Wikipedia is one of the last genuine places on the Internet, and these rat bastards are trying to contaminate that, too

destructdisc@lemmy.world · 7 days ago

Wikipedia is one of the last genuine places on the Internet, and these rat bastards are trying to contaminate that, too

Kuinox@lemmy.world · 5 days ago

You are mixing two kind of AI, LLM and diffusion.
It’s way harder for a diffusion model to not change the rest, the first step of a diffusion model is to use a lossy compression to transform the picture into a soup of digits that the diffusion model can understand.

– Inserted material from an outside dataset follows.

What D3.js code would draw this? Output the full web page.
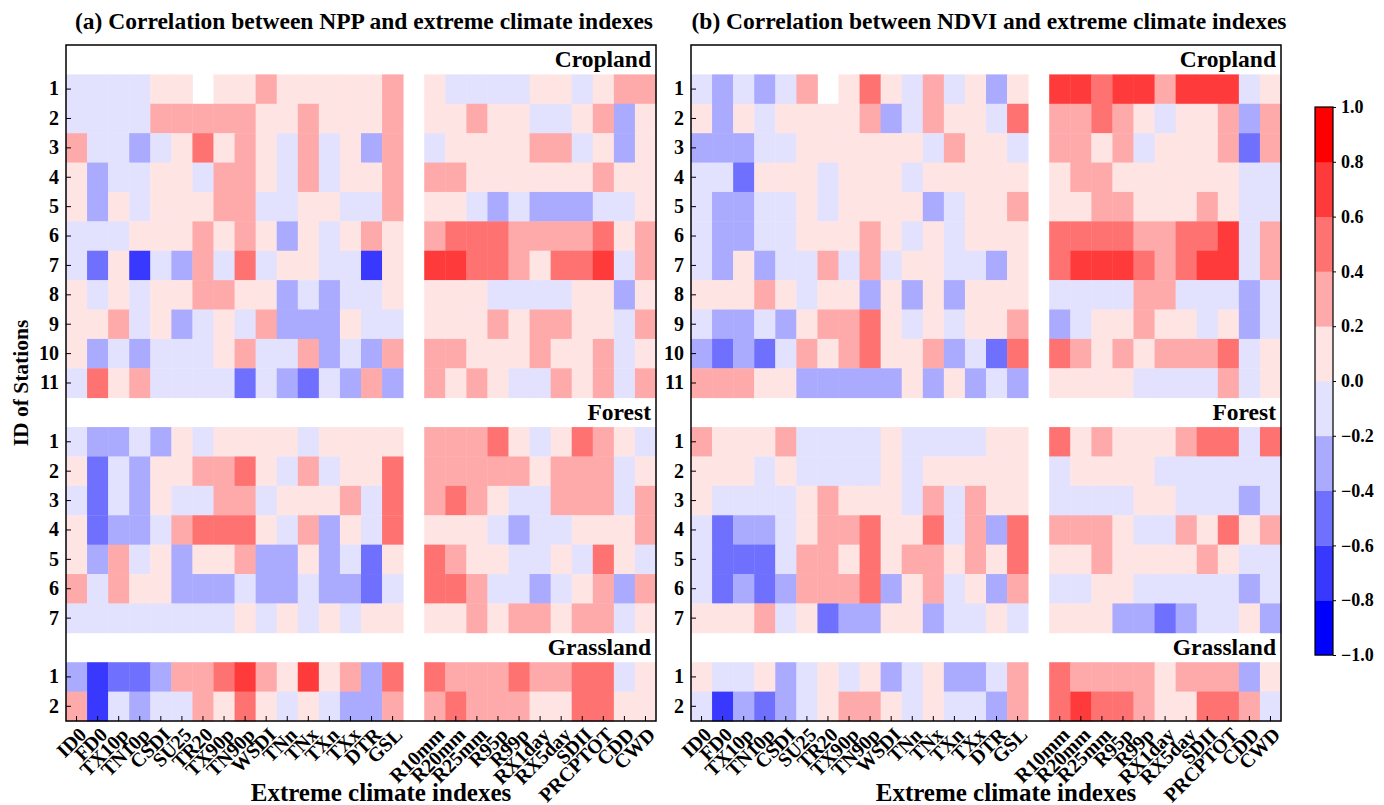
<!DOCTYPE html>
<html lang="en">
<head>
<meta charset="UTF-8">
<title>Correlation between vegetation and extreme climate indexes</title>
<style>
    body { margin: 0; background: #fff; }
    svg { font-family: "Liberation Serif", "Times New Roman", serif; font-weight: bold; }
    .axis path, .axis line { stroke: #000; }
    .axis text { font-size: 20px; font-weight: bold; fill: #000; font-family: "Liberation Serif", serif; }
</style>
</head>
<body>
<svg width="1384" height="805"></svg>
<script src="https://d3js.org/d3.v7.min.js"></script>
<script>
const tempIndexes = ["ID0","FD0","TX10p","TN10p","CSDI","SU25","TR20","TX90p","TN90p","WSDI","TNn","TNx","TXn","TXx","DTR","GSL"];
const precipIndexes = ["R10mm","R20mm","R25mm","R95p","R99p","RX1day","RX5day","SDII","PRCPTOT","CDD","CWD"];
const landTypes = ["Cropland","Forest","Grassland"];
const colorTicks = [-1.0,-0.8,-0.6,-0.4,-0.2,0.0,0.2,0.4,0.6,0.8,1.0];
const binColors = ["#0000ff","#3838ff","#7070ff","#aaaaff","#e2e2ff","#ffe4e4","#ffaaaa","#ff7272","#ff3a3a","#ff0000"];

// rows = stations, values = 16 temperature indexes then 11 precipitation indexes (null = no value)
const nppCropland = [
    [-.1,-.1,-.1,-.1,.1,.1,null,.1,.1,.3,.1,.1,.1,.1,.1,.3, .1,-.1,-.1,-.1,-.1,.1,.1,-.1,.1,.3,.3],
    [-.1,-.1,-.1,-.1,.3,.3,.3,.3,.3,.1,.1,.3,.1,.1,.1,.3, .1,.1,.3,.1,.1,-.1,-.1,.1,.3,-.3,.1],
    [.3,-.1,-.1,-.3,-.1,.1,.5,.1,.3,.1,-.1,.3,-.1,.1,-.3,.3, -.1,.1,.1,.1,.1,.3,.3,-.1,.1,-.3,.1],
    [.1,-.3,-.1,-.1,.1,.1,-.1,.3,.3,.1,-.1,.3,-.1,.1,.1,.3, .3,.3,.1,.1,.1,.1,.1,.1,.3,.1,.1],
    [.1,-.3,.1,-.1,.1,.1,.1,.3,.3,-.1,-.1,.1,.1,-.1,-.1,.3, .1,.1,-.1,-.3,-.1,-.3,-.3,-.3,-.1,-.1,.1],
    [-.1,-.1,-.1,.1,.1,.1,.3,.1,.3,.1,-.3,.1,-.1,.1,.3,.1, .3,.5,.5,.5,.3,.3,.3,.3,.5,.1,.3],
    [-.1,-.5,.1,-.7,-.1,-.3,.3,-.1,.5,-.1,.1,.1,-.1,-.1,-.7,.1, .7,.7,.5,.5,.3,.1,.5,.5,.7,-.1,.3],
    [.1,-.1,.1,-.1,.1,.1,.3,.3,.1,.1,-.3,-.1,-.3,-.1,-.1,.1, .1,.1,.1,-.1,-.1,-.1,-.1,.1,.1,-.3,.1],
    [.1,.1,.3,-.1,.1,-.3,-.1,.1,-.1,.3,-.3,-.3,-.3,.1,-.1,-.1, .1,.1,.1,.3,.1,.3,.3,.1,.1,-.1,.3],
    [.1,-.3,-.1,-.3,-.1,-.1,-.1,.1,.3,-.1,-.1,.3,-.3,-.1,-.3,.3, .3,.3,.1,.1,.1,.3,.1,.1,.3,-.1,.1],
    [-.1,.5,.1,.3,-.1,-.1,-.1,-.1,-.5,-.1,-.3,-.5,-.1,-.3,.3,-.3, .3,.1,.3,.1,-.1,-.1,.3,.1,.3,-.1,.3]
];
const nppForest = [
    [-.1,-.3,-.3,-.1,-.3,.1,-.1,.1,.1,.1,.1,-.1,.1,.1,.1,.1, .3,.3,.3,.5,.1,-.1,.1,.5,.3,.1,-.1],
    [.1,-.5,-.1,-.3,.1,.1,.3,.3,.5,.1,-.1,.3,-.1,.1,.1,.5, .3,.3,.3,.3,.3,.1,.3,.3,.3,-.1,.1],
    [-.1,-.5,-.1,-.3,.1,-.1,-.1,.3,.3,-.1,.1,.1,.1,.3,-.1,.5, .3,.5,.3,.1,-.1,-.1,.3,.3,.3,-.1,.3],
    [.1,-.5,-.3,-.3,-.1,.3,.5,.5,.5,.1,-.1,.3,-.3,.1,-.1,.5, .1,.1,.1,-.1,-.3,-.1,-.1,.1,.1,.1,.3],
    [.1,-.3,.3,-.1,.1,-.3,.1,.1,.3,-.3,-.3,.1,-.3,-.1,-.5,.1, .5,.3,.1,.1,-.1,-.1,.1,-.1,.5,.1,-.1],
    [.3,-.1,.3,.1,.1,-.3,-.3,-.3,-.1,-.3,-.3,-.1,-.3,-.3,-.5,-.1, .5,.5,.3,-.1,-.1,-.3,-.1,.1,.3,-.3,.3],
    [-.1,-.1,-.1,-.1,-.1,-.1,-.1,-.1,.1,-.1,.1,-.1,.1,-.1,.1,.1, .1,.1,.3,.1,.3,.3,.1,.3,.3,-.1,.1]
];
const nppGrassland = [
    [-.3,-.7,-.5,-.5,-.3,.3,.3,.5,.7,.3,.1,.7,.1,.3,-.3,.5, .5,.3,.3,.3,.5,.3,.3,.5,.5,-.1,.1],
    [.3,-.7,-.1,-.3,-.1,-.1,.3,.1,.5,.1,-.1,.1,-.1,-.3,-.3,.3, .3,.5,.3,.3,.3,.1,.1,.5,.5,.1,.1]
];
const ndviCropland = [
    [-.1,-.3,-.1,-.3,-.1,.3,null,.1,.5,.1,-.1,.3,-.1,.1,-.3,.1, .7,.7,.5,.7,.7,.3,.7,.7,.7,-.1,.1],
    [.1,-.3,.1,-.1,.1,.1,.1,.1,.3,-.3,-.1,.3,.1,.1,-.1,.5, .3,.3,.5,.3,.1,-.1,.1,.1,.3,-.3,.3],
    [-.3,-.3,-.3,-.1,-.1,.1,.1,.1,.1,.1,.1,-.1,.3,.1,.1,-.1, .3,.3,.1,.3,-.1,.1,.1,.1,.3,-.5,.3],
    [-.1,-.1,-.5,.1,.1,.1,-.1,.1,.1,.1,-.1,.1,.1,.1,.1,.1, .1,.3,.3,.1,.1,.1,.1,.1,.1,-.1,-.1],
    [-.1,-.3,-.3,-.1,-.1,.1,-.1,.1,.1,.1,.1,-.3,-.1,.1,.1,.3, .1,.1,.3,.3,.1,.1,.1,.3,.1,-.1,-.1],
    [-.1,-.3,-.3,-.1,-.1,.1,.1,.1,.3,.1,-.1,.1,-.1,.1,.1,.1, .5,.5,.5,.5,.3,.3,.5,.5,.7,-.1,.3],
    [-.1,-.3,.1,-.3,-.1,-.1,.3,-.1,.3,-.1,.1,.1,-.1,-.1,-.3,.1, .5,.7,.7,.7,.5,.3,.5,.7,.7,-.1,.3],
    [.1,.1,.1,.3,.1,-.1,.1,.1,-.3,.1,-.3,.1,-.3,.1,.1,.1, -.1,-.1,-.1,-.1,.3,.3,-.1,-.1,-.1,-.3,-.1],
    [-.1,-.3,-.3,-.1,-.3,.1,.3,.3,.5,.1,-.1,.1,-.1,.1,.1,.3, -.3,-.1,.1,.1,.3,.1,.1,-.1,.1,-.3,-.1],
    [-.3,-.5,-.3,-.5,-.1,.3,.1,.3,.5,.1,.1,.3,-.3,-.1,-.5,.5, .5,.3,.1,.3,.1,.3,.3,.3,.5,-.1,.1],
    [.3,.3,.3,.1,.1,-.3,-.3,-.3,-.3,-.3,.1,-.3,.1,-.3,-.1,-.3, .1,.1,.1,.1,-.1,-.1,-.1,-.1,.3,-.1,.1]
];
const ndviForest = [
    [.3,.1,.1,.1,.3,-.1,-.1,-.1,-.1,.1,-.1,-.1,-.1,-.1,.1,.1, .5,.1,.3,.1,.1,.1,.3,.5,.5,-.1,.5],
    [.1,.1,.1,-.1,.1,-.1,-.1,-.1,-.1,.1,-.1,.1,.1,.1,.1,.1, -.1,.1,.1,.1,.1,-.1,-.1,-.1,-.1,-.1,-.1],
    [.1,-.1,-.1,-.1,-.1,.1,.3,.1,.1,.1,-.1,.3,-.1,.3,.1,.1, -.1,-.1,-.1,-.1,.1,.1,-.1,-.1,-.1,-.3,-.1],
    [-.1,-.5,-.3,-.3,-.1,.1,.3,.3,.5,.1,.1,.5,-.1,.3,-.3,.5, .3,.3,.3,.1,-.1,-.1,.3,.1,.5,.1,.3],
    [-.1,-.5,-.5,-.5,-.1,.3,.3,.1,.5,.1,.3,.3,.1,.3,.1,.5, .1,.1,.3,.1,.1,.1,.1,.3,.1,-.1,-.1],
    [-.1,-.5,-.3,-.5,-.3,.3,.3,.3,.5,-.3,.1,.3,-.1,.1,-.3,.3, -.1,-.1,.1,.1,-.1,-.1,-.1,-.1,-.1,-.3,-.1],
    [.1,.1,.1,.3,-.1,.1,-.5,-.3,-.3,.1,.1,-.3,-.1,-.1,.1,-.1, .1,.1,.1,-.3,-.3,-.5,-.3,-.1,-.1,.1,-.3]
];
const ndviGrassland = [
    [.1,-.1,-.1,.1,-.3,-.1,.1,-.1,.1,-.3,-.1,.1,-.3,-.3,-.1,.3, .5,.3,.3,.3,.3,.1,.3,.3,.3,-.3,.1],
    [-.1,-.7,-.3,-.5,-.3,-.1,.1,.3,.3,.1,-.1,.1,-.1,-.1,-.3,.3, .5,.7,.5,.5,.3,.1,.1,.5,.5,.3,-.1]
];

const svg = d3.select("svg");
const plotW = 590, plotTop = 45, plotBottom = 721;

const color = d3.scaleThreshold()
    .domain(colorTicks.slice(1, -1))
    .range(binColors);

const valueCols = [...tempIndexes, ...precipIndexes];
const columns = [...tempIndexes, "gap", ...precipIndexes];

const panels = [
    {title: "(a) Correlation between NPP and extreme climate indexes", left: 66,
     groups: [nppCropland, nppForest, nppGrassland], yTitle: "ID of Stations"},
    {title: "(b) Correlation between NDVI and extreme climate indexes", left: 691,
     groups: [ndviCropland, ndviForest, ndviGrassland], yTitle: null}
];

panels.forEach(p => {
    const g = svg.append("g");
    const x = d3.scaleBand().domain(columns).range([p.left, p.left + plotW]);
    const rowKeys = landTypes.flatMap((lt, gi) =>
        [lt + "|h", ...p.groups[gi].map((_, i) => lt + "|" + (i + 1))]);
    const y = d3.scaleBand().domain(rowKeys).range([plotTop, plotBottom]);

    // cells
    p.groups.forEach((rows, gi) => {
        const cells = rows.flatMap((vals, ri) => vals.map((v, ci) =>
            ({row: landTypes[gi] + "|" + (ri + 1), col: valueCols[ci], v})));
        g.append("g").selectAll("rect")
            .data(cells.filter(d => d.v !== null))
            .join("rect")
            .attr("x", d => x(d.col))
            .attr("y", d => y(d.row))
            .attr("width", x.bandwidth() + 0.4)
            .attr("height", y.bandwidth() + 0.4)
            .attr("fill", d => color(d.v));
    });

    // land type labels
    g.selectAll(".land")
        .data(landTypes)
        .join("text")
        .attr("x", p.left + plotW - 5)
        .attr("y", d => y(d + "|h") + y.bandwidth() * 0.76)
        .attr("text-anchor", "end")
        .style("font-size", "23.5px")
        .text(d => d);

    // axes
    const yAxis = d3.axisLeft(y)
        .tickValues(rowKeys.filter(k => !k.endsWith("|h")))
        .tickFormat(k => k.split("|")[1])
        .tickSizeInner(-5).tickSizeOuter(0).tickPadding(7);
    g.append("g").attr("class", "axis")
        .attr("transform", `translate(${p.left},0)`)
        .call(yAxis)
        .call(s => s.select(".domain").remove());

    const xAxis = d3.axisBottom(x)
        .tickValues(valueCols)
        .tickSizeInner(-5).tickSizeOuter(0);
    g.append("g").attr("class", "axis")
        .attr("transform", `translate(0,${plotBottom})`)
        .call(xAxis)
        .call(s => s.select(".domain").remove())
        .call(s => s.selectAll(".tick text")
            .attr("x", 0).attr("y", 0).attr("dy", "0.78em")
            .attr("text-anchor", "end")
            .attr("transform", "translate(0,4) rotate(-45)"));

    // frame
    g.append("rect")
        .attr("x", p.left).attr("y", plotTop)
        .attr("width", plotW).attr("height", plotBottom - plotTop)
        .attr("fill", "none").attr("stroke", "#000").attr("stroke-width", 1.5);

    // titles
    g.append("text")
        .attr("x", p.left + plotW / 2 + 3).attr("y", 29)
        .attr("text-anchor", "middle")
        .style("font-size", "23.5px")
        .text(p.title);
    g.append("text")
        .attr("x", p.left + plotW / 2 + 20).attr("y", 801)
        .attr("text-anchor", "middle")
        .style("font-size", "25px")
        .text("Extreme climate indexes");
    if (p.yTitle) {
        g.append("text")
            .attr("transform", `translate(28,${(plotTop + plotBottom) / 2}) rotate(-90)`)
            .attr("text-anchor", "middle")
            .style("font-size", "21.5px")
            .text(p.yTitle);
    }
});

// colorbar
const cb = svg.append("g");
const cbLeft = 1315, cbW = 18;
const cy = d3.scaleLinear().domain([-1, 1]).range([655, 107]);
cb.selectAll("rect")
    .data(binColors)
    .join("rect")
    .attr("x", cbLeft)
    .attr("y", (d, i) => cy(colorTicks[i + 1]))
    .attr("width", cbW)
    .attr("height", (d, i) => cy(colorTicks[i]) - cy(colorTicks[i + 1]) + 0.4)
    .attr("fill", d => d);
cb.append("rect")
    .attr("x", cbLeft).attr("y", cy(1))
    .attr("width", cbW).attr("height", cy(-1) - cy(1))
    .attr("fill", "none").attr("stroke", "#000").attr("stroke-width", 1.2);
cb.append("g").attr("class", "axis")
    .attr("transform", `translate(${cbLeft + cbW},0)`)
    .call(d3.axisRight(cy).tickValues(colorTicks).tickFormat(d3.format(".1f")).tickSize(3).tickPadding(5))
    .call(s => s.select(".domain").remove())
    .call(s => s.selectAll("text").style("font-size", "18px"));
</script>
</body>
</html>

CileTheSane@lemmy.ca · 5 days ago

And an LLM will convert a prompt into a bunch of tokens the model can understand.

Kuinox@lemmy.world · 4 days ago

Tokens are a lossless conversion, you can convert it back to the original text.

CileTheSane@lemmy.ca · 4 days ago

This isn’t about saying “return the original text” this is about assuming LLMs understand language, and they don’t. Telling an LLM “don’t do these things” will be as effective as telling it “don’t hallucinate” or asking it "how many 'r’s in ‘strawberry’.

Kuinox@lemmy.world · 4 days ago

In order to make such affirmation or infirmation we’ll need to define understanding.
The example you gave can be explained by other way than “it doesn’t understand”.

For example, the “how many ‘r’ in strawberry”, LLMs see tokens, and the dataset they use, doesn’t contain a lot of data about the letters that are present in a token.